EXTRACTED RECORDS =>
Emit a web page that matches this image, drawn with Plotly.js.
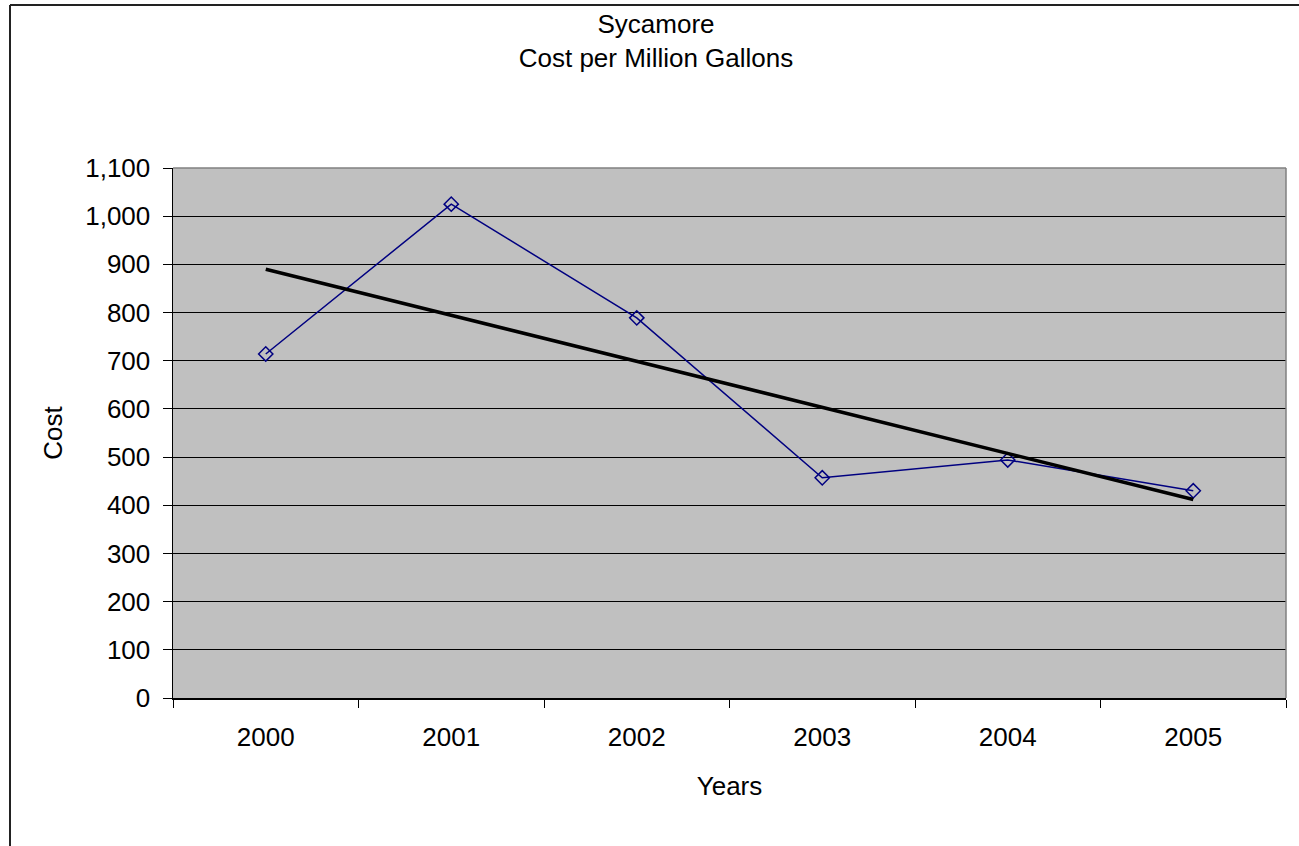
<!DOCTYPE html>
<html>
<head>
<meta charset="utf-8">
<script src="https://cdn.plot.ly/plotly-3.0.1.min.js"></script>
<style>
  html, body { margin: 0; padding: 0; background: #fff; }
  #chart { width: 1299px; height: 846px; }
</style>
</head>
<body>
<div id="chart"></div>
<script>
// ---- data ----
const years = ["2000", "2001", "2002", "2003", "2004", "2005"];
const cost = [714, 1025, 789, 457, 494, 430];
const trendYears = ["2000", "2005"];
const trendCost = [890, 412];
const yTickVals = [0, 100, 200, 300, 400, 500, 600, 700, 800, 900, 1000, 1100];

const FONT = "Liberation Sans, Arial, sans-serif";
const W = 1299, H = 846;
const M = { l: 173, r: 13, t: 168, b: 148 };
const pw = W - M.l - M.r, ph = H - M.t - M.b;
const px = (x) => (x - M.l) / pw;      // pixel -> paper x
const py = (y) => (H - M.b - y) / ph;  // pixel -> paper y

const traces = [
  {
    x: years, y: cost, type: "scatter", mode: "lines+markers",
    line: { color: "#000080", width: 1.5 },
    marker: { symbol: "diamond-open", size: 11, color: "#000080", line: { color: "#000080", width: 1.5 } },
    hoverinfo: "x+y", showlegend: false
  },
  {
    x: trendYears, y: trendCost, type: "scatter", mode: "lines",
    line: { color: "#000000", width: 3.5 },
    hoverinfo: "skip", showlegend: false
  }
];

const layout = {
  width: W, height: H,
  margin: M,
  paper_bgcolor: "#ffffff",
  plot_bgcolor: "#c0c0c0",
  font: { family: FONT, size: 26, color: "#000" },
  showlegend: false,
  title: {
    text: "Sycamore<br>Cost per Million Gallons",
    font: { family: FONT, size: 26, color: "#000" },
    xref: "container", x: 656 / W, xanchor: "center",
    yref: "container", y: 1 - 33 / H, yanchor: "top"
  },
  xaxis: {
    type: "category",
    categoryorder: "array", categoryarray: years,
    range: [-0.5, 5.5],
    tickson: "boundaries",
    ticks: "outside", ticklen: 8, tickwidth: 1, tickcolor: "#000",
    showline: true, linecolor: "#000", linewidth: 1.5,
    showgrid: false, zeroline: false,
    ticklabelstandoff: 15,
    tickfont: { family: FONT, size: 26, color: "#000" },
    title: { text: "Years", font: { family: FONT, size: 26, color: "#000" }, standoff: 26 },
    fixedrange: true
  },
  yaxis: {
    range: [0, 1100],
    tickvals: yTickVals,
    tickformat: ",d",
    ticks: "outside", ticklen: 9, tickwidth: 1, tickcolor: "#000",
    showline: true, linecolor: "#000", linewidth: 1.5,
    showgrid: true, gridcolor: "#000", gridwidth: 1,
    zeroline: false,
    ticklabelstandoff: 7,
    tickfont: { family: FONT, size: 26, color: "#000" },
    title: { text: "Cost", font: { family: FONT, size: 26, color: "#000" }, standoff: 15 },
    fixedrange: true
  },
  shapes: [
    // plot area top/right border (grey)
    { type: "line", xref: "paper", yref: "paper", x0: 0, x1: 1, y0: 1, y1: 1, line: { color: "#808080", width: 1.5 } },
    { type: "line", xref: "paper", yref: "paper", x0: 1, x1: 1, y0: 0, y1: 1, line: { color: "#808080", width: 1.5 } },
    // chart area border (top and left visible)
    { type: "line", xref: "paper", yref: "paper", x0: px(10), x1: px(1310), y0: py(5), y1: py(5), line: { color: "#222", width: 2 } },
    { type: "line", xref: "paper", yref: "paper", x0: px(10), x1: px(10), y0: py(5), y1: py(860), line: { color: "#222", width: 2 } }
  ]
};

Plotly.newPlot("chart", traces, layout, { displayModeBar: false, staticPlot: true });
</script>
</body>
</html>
--
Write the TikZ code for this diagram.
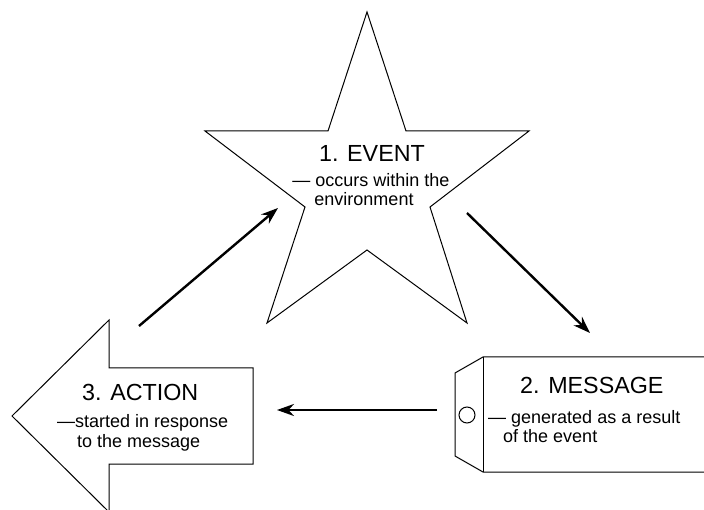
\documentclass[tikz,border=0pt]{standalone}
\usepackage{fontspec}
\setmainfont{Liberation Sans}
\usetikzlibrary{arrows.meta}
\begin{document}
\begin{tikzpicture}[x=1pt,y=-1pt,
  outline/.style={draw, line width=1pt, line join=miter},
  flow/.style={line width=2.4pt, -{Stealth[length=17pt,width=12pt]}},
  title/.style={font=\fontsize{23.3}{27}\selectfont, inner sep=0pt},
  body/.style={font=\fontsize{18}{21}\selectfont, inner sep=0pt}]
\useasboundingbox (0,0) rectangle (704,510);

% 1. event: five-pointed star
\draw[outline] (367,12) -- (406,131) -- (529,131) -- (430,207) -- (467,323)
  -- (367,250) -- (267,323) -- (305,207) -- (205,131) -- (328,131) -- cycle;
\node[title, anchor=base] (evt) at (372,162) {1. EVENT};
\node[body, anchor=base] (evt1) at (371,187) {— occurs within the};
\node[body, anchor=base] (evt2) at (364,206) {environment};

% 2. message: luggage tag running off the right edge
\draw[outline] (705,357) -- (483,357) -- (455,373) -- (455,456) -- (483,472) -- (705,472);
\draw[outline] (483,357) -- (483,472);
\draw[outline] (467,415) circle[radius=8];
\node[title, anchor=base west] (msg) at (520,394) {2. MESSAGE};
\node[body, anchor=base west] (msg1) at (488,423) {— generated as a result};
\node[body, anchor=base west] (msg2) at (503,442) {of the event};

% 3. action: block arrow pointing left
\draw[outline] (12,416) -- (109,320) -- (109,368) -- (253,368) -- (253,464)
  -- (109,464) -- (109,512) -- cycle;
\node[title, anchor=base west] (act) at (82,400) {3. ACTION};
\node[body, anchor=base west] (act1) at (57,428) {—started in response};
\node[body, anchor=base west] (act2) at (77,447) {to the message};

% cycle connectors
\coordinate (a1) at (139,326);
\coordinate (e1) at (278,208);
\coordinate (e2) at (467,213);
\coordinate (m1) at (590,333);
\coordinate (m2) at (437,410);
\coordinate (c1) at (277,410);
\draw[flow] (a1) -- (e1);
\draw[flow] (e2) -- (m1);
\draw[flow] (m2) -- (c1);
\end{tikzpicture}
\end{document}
* * *
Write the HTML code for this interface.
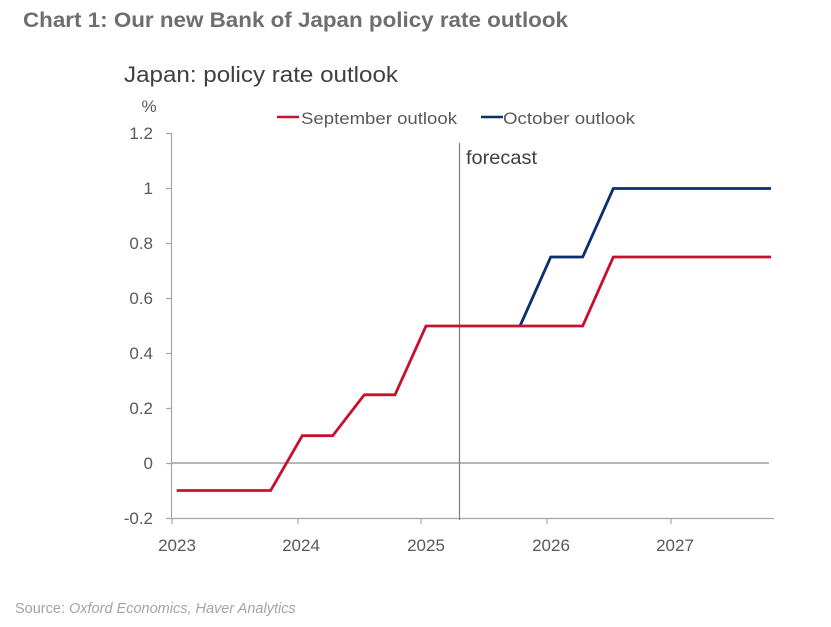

EXERCISE BRIEF =>
Gather each line of the listing containing the word "Write" and show it.

WRITTEN ANSWER =>
Write the TikZ code for this diagram.
Write the HTML code for this interface.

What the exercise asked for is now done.